Wednesday, July 24, 2013

On Banning, Burning and Boycotting Books

What do you do when a book challenges your entire system of belief? Thank it? Sometimes. What if it's a bad book--just an absolute steaming pile of crap? Laugh at it? Probably. But what if it's something else entirely? Do you ban it, burn it, or boycott it? 

One one hand, I think that books, however badly written they might be, are an ideal, and that any attack of them is a symbolic attack on peoples' freedom to express themselves. On the other hand, a lot of writers are dickheads. 

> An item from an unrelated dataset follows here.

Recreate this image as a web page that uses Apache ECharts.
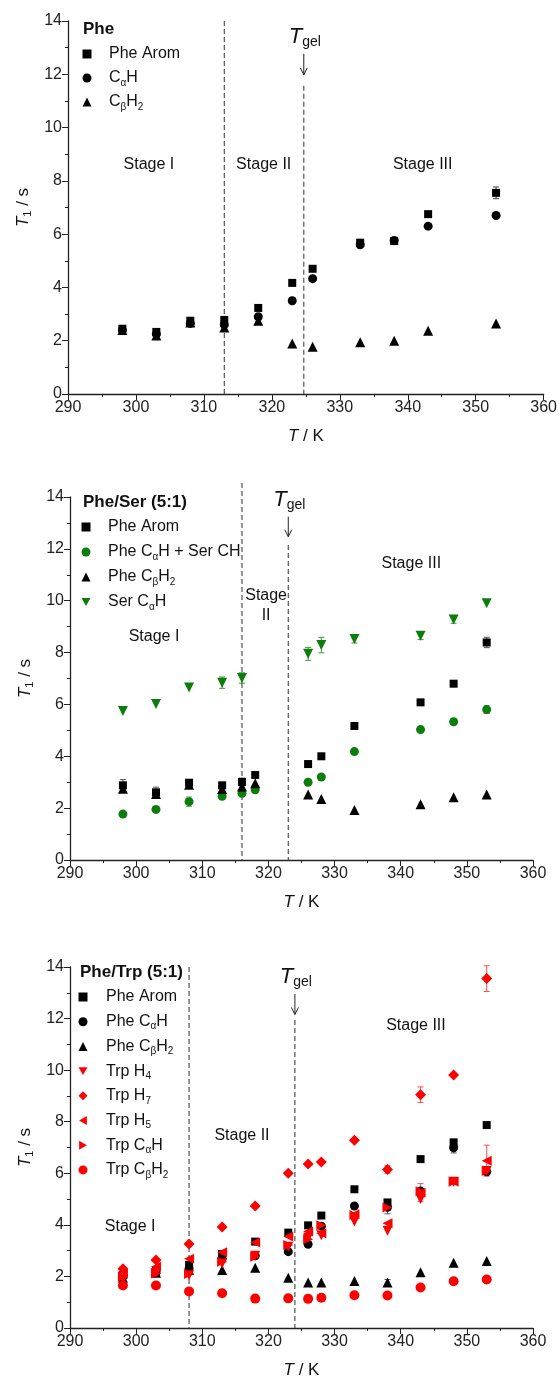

I have a whole shelf of books that were banned, burned or boycotted at one time. The classics, you know, ranging from everything from Sade to Harry Potter. Now there are two books you don't often see sharing self space. And some of them I love (hello, Harry!) and some of them I feel squicky even looking at (really, Sade, really?). But here's the thing. I still believe that books have an intrinsic value outside of their controversy. In the case of Harry Potter, it's because they're awesome. And in the case of Sade, it's because once you can get past the didn't-have-a-word-for-how-sick-this-was-before-him stuff, the philosophy of it is fascinating. 

But there's one book I really wish I hadn't bought. And it's a great book, it really, really is, but I find the author's views on gay people and gay rights so personally repellent and hate-filled, that, had I known them at the time, I wouldn't have chosen to give him any of my money. 

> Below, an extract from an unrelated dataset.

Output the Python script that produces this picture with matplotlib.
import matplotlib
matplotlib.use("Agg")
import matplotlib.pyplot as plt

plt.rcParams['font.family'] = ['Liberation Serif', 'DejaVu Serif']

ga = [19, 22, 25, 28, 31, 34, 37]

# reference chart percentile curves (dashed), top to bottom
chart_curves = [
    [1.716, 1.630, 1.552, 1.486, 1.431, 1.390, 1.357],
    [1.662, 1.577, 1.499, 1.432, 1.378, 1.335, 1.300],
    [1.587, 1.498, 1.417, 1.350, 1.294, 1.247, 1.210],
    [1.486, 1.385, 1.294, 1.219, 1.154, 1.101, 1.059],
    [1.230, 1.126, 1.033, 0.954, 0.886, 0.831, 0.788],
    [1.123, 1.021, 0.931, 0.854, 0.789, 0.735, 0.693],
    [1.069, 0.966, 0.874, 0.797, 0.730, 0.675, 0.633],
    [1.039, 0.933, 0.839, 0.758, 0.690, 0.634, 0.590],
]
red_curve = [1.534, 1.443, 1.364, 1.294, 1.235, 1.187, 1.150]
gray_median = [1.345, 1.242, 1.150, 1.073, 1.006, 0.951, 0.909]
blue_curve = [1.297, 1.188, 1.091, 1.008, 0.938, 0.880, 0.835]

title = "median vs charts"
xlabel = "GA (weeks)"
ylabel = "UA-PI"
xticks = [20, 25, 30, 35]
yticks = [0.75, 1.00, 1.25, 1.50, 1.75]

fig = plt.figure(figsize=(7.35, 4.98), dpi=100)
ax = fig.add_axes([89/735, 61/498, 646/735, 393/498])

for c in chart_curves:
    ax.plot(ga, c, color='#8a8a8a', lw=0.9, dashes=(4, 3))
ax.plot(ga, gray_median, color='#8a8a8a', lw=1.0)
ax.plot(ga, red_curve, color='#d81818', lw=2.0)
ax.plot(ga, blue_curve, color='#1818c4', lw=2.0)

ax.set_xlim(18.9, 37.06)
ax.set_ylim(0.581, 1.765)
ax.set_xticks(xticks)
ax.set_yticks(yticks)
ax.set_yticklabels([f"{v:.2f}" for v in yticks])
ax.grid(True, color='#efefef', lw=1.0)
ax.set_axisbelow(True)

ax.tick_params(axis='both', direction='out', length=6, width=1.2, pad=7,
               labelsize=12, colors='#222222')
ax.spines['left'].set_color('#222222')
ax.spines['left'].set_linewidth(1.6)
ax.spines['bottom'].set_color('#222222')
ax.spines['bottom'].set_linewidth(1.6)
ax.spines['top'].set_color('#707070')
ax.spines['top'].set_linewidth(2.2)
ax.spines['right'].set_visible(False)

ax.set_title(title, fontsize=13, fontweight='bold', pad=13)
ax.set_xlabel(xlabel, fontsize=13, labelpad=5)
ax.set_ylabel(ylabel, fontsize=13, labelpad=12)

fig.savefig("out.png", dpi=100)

And, like I said, this is a great book, and will probably be a great movie. 

Would I ban this book? No.
Would I burn this book? Hell no. 
But would I boycott it? Personally, yes. And in a heartbeat. 

The key word here is personally

Read what you want. Buy what you want. And draw the line in the sand where it needs to be for you. 

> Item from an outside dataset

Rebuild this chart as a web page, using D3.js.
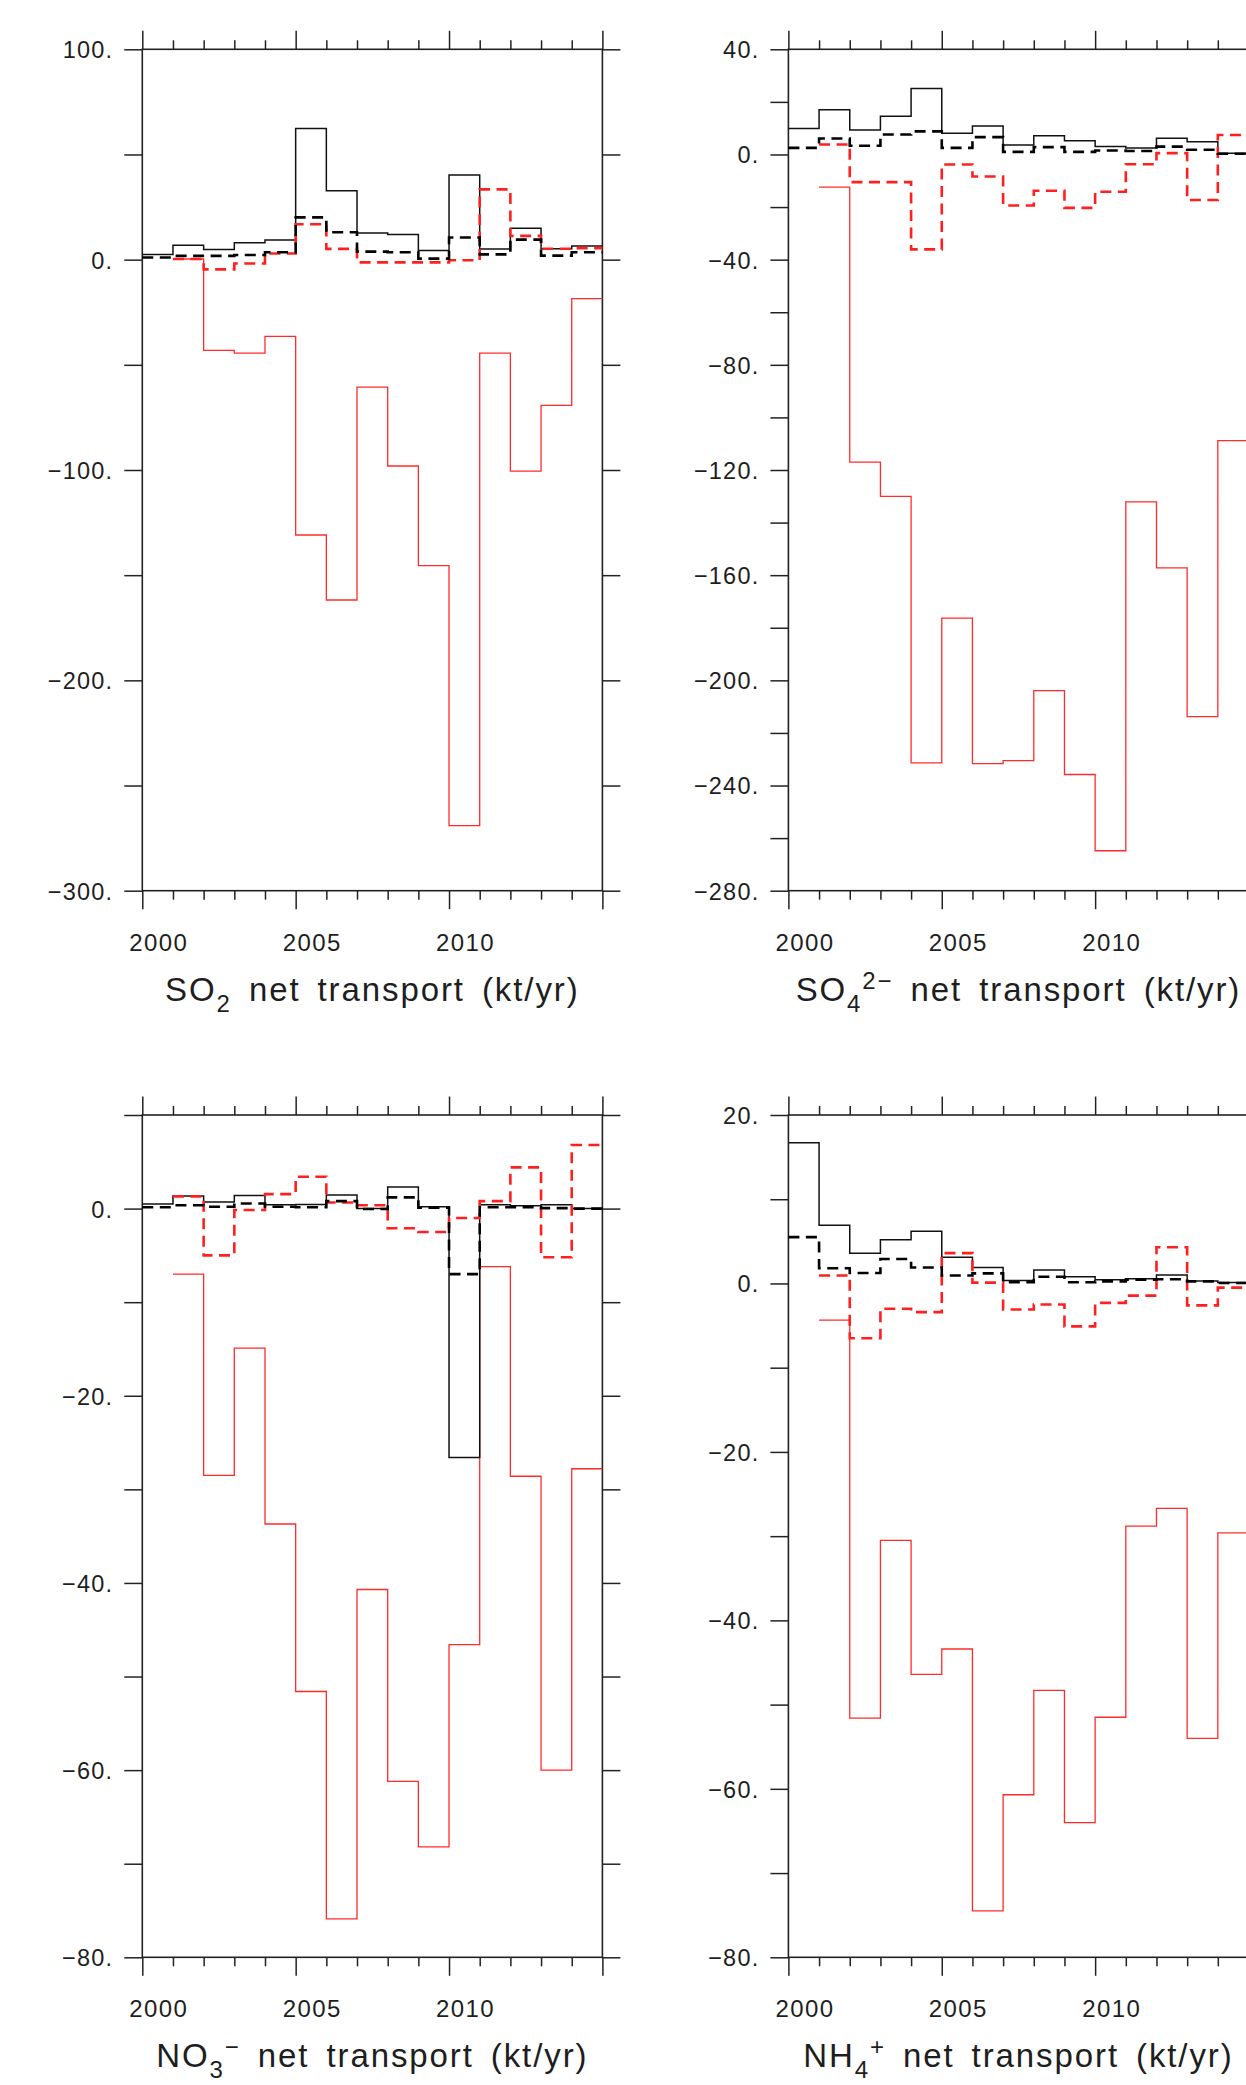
<!DOCTYPE html>
<html>
<head>
<meta charset="utf-8">
<script src="https://cdn.jsdelivr.net/npm/d3@7"></script>
<style>
  html, body { margin: 0; padding: 0; background: #fff; }
  svg { display: block; }
  text { font-family: "Liberation Sans", Arial, sans-serif; fill: #1e1e1e; }
</style>
</head>
<body>
<svg id="chart" width="1246" height="2085"></svg>
<script>
// ---------------- DATA ----------------
const years = [2000, 2001, 2002, 2003, 2004, 2005, 2006, 2007, 2008, 2009, 2010, 2011, 2012, 2013, 2014];
const xTickLabels = ["2000", "2005", "2010"];

// SO2 net transport (kt/yr)
const so2BlackSolid  = [2.5, 6.8, 4.8, 8.0, 9.3, 62.3, 32.8, 12.7, 12.0, 4.4, 40.3, 5.1, 14.9, 5.2, 6.5];
const so2BlackDashed = [1.0, 1.8, 1.8, 2.2, 3.5, 20.1, 13.0, 3.8, 3.5, 0.5, 10.5, 2.5, 9.5, 1.9, 3.5];
const so2RedSolid    = [null, 0.3, -43.1, -44.4, -36.5, -130.9, -161.8, -60.6, -98.1, -145.5, -269.1, -44.4, -100.5, -69.3, -18.5];
const so2RedDashed   = [null, 0.3, -4.6, -1.8, 2.9, 16.8, 5.1, -1.3, -1.3, -1.3, -0.3, 33.4, 11.3, 5.2, 5.5];

// SO4 2- net transport (kt/yr)
const so4BlackSolid  = [9.9, 17.0, 9.3, 14.5, 25.1, 8.1, 10.8, 3.6, 7.1, 5.2, 3.0, 2.5, 6.2, 4.8, 0.5];
const so4BlackDashed = [2.5, 6.1, 3.3, 7.6, 8.8, 2.5, 6.6, 1.0, 2.8, 1.0, 1.5, 1.3, 3.0, 1.8, 0.3];
const so4RedSolid    = [null, -12.4, -117.0, -130.0, -231.4, -176.3, -231.7, -230.5, -203.9, -235.8, -264.8, -132.1, -157.2, -213.8, -108.8];
const so4RedDashed   = [null, 3.8, -10.5, -10.5, -36.1, -3.8, -8.4, -19.4, -13.8, -20.3, -14.2, -3.7, 0.5, -17.3, 7.4];

// NO3 - net transport (kt/yr)
const no3BlackSolid  = [0.5, 1.35, 0.7, 1.4, 0.4, 0.45, 1.45, 0.0, 2.3, 0.2, -26.6, 0.4, 0.3, 0.4, 0.0];
const no3BlackDashed = [0.15, 0.35, 0.2, 0.55, 0.2, 0.15, 0.8, -0.05, 1.2, 0.1, -7.0, 0.15, 0.15, 0.05, 0.0];
const no3RedSolid    = [null, -7.0, -28.5, -14.9, -33.7, -51.6, -75.9, -40.7, -61.2, -68.2, -46.6, -6.2, -28.6, -60.0, -27.8];
const no3RedDashed   = [null, 1.3, -5.0, -0.15, 1.55, 3.4, 0.65, 0.35, -2.1, -2.5, -1.0, 0.8, 4.4, -5.2, 6.8];

// NH4 + net transport (kt/yr)
const nh4BlackSolid  = [16.7, 6.9, 3.6, 5.2, 6.2, 3.1, 1.9, 0.35, 1.6, 0.8, 0.45, 0.55, 1.0, 0.3, 0.1];
const nh4BlackDashed = [5.5, 1.8, 1.25, 2.9, 1.9, 0.95, 1.2, 0.15, 0.8, 0.15, 0.25, 0.45, 0.5, 0.25, 0.05];
const nh4RedSolid    = [null, -4.35, -51.6, -30.5, -46.4, -43.4, -74.5, -60.7, -48.3, -64.0, -51.5, -28.8, -26.7, -54.0, -29.6];
const nh4RedDashed   = [null, 0.95, -6.5, -3.0, -3.4, 3.6, 0.1, -3.1, -2.5, -5.1, -2.3, -1.45, 4.3, -2.6, -0.5];

// y axis definitions
const so2YDomain = [-300, 100], so2YTickStep = 50, so2YLabelStep = 100;
const so4YDomain = [-280, 40],  so4YTickStep = 20, so4YLabelStep = 40;
const no3YDomain = [-80, 10],   no3YTickStep = 10, no3YLabelStep = 20;
const nh4YDomain = [-80, 20],   nh4YTickStep = 10, nh4YLabelStep = 20;

// titles: [text, kind] kind: "n" normal, "b" subscript, "p" superscript
const so2Title = [["SO", "n"], ["2", "b"], [" net transport (kt/yr)", "n"]];
const so4Title = [["SO", "n"], ["4", "b"], ["2\u2212", "p"], [" net transport (kt/yr)", "n"]];
const no3Title = [["NO", "n"], ["3", "b"], ["\u2212", "p"], [" net transport (kt/yr)", "n"]];
const nh4Title = [["NH", "n"], ["4", "b"], ["+", "p"], [" net transport (kt/yr)", "n"]];

// ---------------- LAYOUT ----------------
const colX = [142.3, 788.4];
const plotW = 460.1;
const rowY = [[49.3, 890.7], [1115, 1957.3]];

const panels = [
  {col: 0, row: 0, dom: so2YDomain, step: so2YTickStep, lstep: so2YLabelStep, title: so2Title,
   series: [so2RedSolid, so2BlackSolid, so2RedDashed, so2BlackDashed]},
  {col: 1, row: 0, dom: so4YDomain, step: so4YTickStep, lstep: so4YLabelStep, title: so4Title,
   series: [so4RedSolid, so4BlackSolid, so4RedDashed, so4BlackDashed]},
  {col: 0, row: 1, dom: no3YDomain, step: no3YTickStep, lstep: no3YLabelStep, title: no3Title,
   series: [no3RedSolid, no3BlackSolid, no3RedDashed, no3BlackDashed]},
  {col: 1, row: 1, dom: nh4YDomain, step: nh4YTickStep, lstep: nh4YLabelStep, title: nh4Title,
   series: [nh4RedSolid, nh4BlackSolid, nh4RedDashed, nh4BlackDashed]}
];

const styles = [
  {stroke: "#ff2b2b", width: 1.3, dash: null},
  {stroke: "#111",    width: 1.5, dash: null},
  {stroke: "#ff1f1f", width: 2.6, dash: "11,6.5"},
  {stroke: "#000",    width: 2.6, dash: "11,6.5"}
];

const svg = d3.select("#chart");
const fmtY = d => (d < 0 ? "\u2212" : "") + Math.abs(d) + ".";
const tickColor = "#222";

panels.forEach(p => {
  const x0 = colX[p.col], x1 = x0 + plotW;
  const [y0, y1] = rowY[p.row];
  const x = d3.scaleLinear().domain([2000, 2015]).range([x0, x1]);
  const y = d3.scaleLinear().domain(p.dom).range([y1, y0]);
  const g = svg.append("g");

  const yTicks = d3.range(p.dom[0], p.dom[1] + 0.001, p.step);
  const isLab = d => Math.abs(Math.round(d / p.lstep) * p.lstep - d) < 1e-6;

  const gl = g.append("g").attr("transform", `translate(${x0},0)`)
    .call(d3.axisLeft(y).tickValues(yTicks).tickSize(18).tickPadding(11)
      .tickFormat(d => isLab(d) ? fmtY(d) : ""));
  const gr = g.append("g").attr("transform", `translate(${x1},0)`)
    .call(d3.axisRight(y).tickValues(yTicks).tickSize(18).tickFormat(""));
  const xt = d3.range(2000, 2016);
  const gt = g.append("g").attr("transform", `translate(0,${y0})`)
    .call(d3.axisTop(x).tickValues(xt).tickSize(18.5).tickFormat(""));
  const gb = g.append("g").attr("transform", `translate(0,${y1})`)
    .call(d3.axisBottom(x).tickValues(xt).tickSize(18.5).tickFormat(""));
  gt.selectAll(".tick line").filter(d => d % 5 !== 0).attr("y2", -9);
  gb.selectAll(".tick line").filter(d => d % 5 !== 0).attr("y2", 9);

  const gx = g.append("g").attr("transform", `translate(0,${y1})`)
    .call(d3.axisBottom(x).tickValues(xTickLabels.map(s => +s + 0.5)).tickSize(0).tickPadding(0)
      .tickFormat(d => xTickLabels[xTickLabels.indexOf(String(Math.floor(d)))]));
  gx.selectAll(".tick text").attr("dy", null).attr("y", 60).attr("dx", 0.7)
    .style("font-size", "24px").style("letter-spacing", "1.4px");

  [gl, gr, gt, gb, gx].forEach(a => {
    a.select(".domain").remove();
    a.selectAll(".tick line").attr("stroke", tickColor).attr("stroke-width", 1.5);
  });
  gl.selectAll(".tick text").style("font-size", "23.5px").style("letter-spacing", "1.2px")
    .attr("fill", "#1e1e1e").attr("dy", "0.36em");
  gx.selectAll(".tick text").attr("fill", "#1e1e1e");

  g.append("rect").attr("x", x0).attr("y", y0).attr("width", x1 - x0).attr("height", y1 - y0)
    .attr("fill", "none").attr("stroke", tickColor).attr("stroke-width", 1.6);

  p.series.forEach((vals, i) => {
    const pts = years.map((yr, k) => ({yr, v: vals[k]}));
    pts.push({yr: 2015, v: vals[vals.length - 1]});
    const line = d3.line().defined(d => d.v !== null).x(d => x(d.yr)).y(d => y(d.v))
      .curve(d3.curveStepAfter);
    const s = styles[i];
    g.append("path").attr("d", line(pts)).attr("fill", "none")
      .attr("stroke", s.stroke).attr("stroke-width", s.width)
      .attr("stroke-dasharray", s.dash).attr("stroke-linejoin", "miter");
  });

  const t = g.append("text").attr("x", (x0 + x1) / 2).attr("y", y1 + 110)
    .attr("text-anchor", "middle").style("font-size", "33px")
    .style("letter-spacing", "1.9px").style("word-spacing", "6px").style("white-space", "pre");
  let cur = 0;
  p.title.forEach(([txt, kind]) => {
    const target = kind === "b" ? 11 : (kind === "p" ? -12 : 0);
    t.append("tspan").attr("dy", target - cur)
      .style("font-size", kind === "n" ? "33px" : "24px").text(txt);
    cur = target;
  });
});
</script>
</body>
</html>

Are there any books you won't read because of an author's beliefs or behaviour?  


  1. I started reading Ender's Game, but I got distracted a few pages in. I guess I'll have to finish it so I can throw in my two cents. ;) While I'm all in favor of having opinions, as soon as you voice them in an offensive way, it's a problem.

    1. Exactly, Madeline. Which I think leaves the public with one option -- protest with your wallet and find another author to support with your hard-earned money.

  2. Like you, anything by Orson Scott Card is permanently off my list. I wouldn't blame anyone for reading them, but I find his anti-gay activities too abhorrent to support him in any way. But if someone tried to ban his books, I'd still protest.

    1. Agreed, JE! Personally. Orson Scott Card is a real world litmus test for how far my ideals about free speech go, because, as you say, I find his opinions absolutely abhorrent. And while I would never tell anyone not to read his books because of them, I'll happily tell them why (if I hadn't already read it!) I would not pay for them.

  3. He's always been very forward in putting his religious beliefs in his books. As to your point about how to deal with sentiments you don't agree with, there's always been a strong feeling among all groups that the best way to deal with it is prevent it being available to anyone (especially children).

    But pretending things don't exist never works, be it sex or drugs or whatever. You can't control the world (although some try mighty hard) you can only control yourself. And you can't teach children how to avoid the things out there that you might not approve of, you can only teach them how to handle problems, temptations and bad influences. Of course that means you have to know how to deal with them first, which is where the trouble usually starts.


    1. Hi Mood! I've never believed in pretending that sentiments I don't agree with should be hidden away. I believe the best response is always a well-reasoned counter-argument (particularly with children). Banning or burning books with ideas I find abhorrent is just answering one crime with another.

      I do believe in boycotting though, but that's a personal decision and one that I wouldn't try to force on anyone else.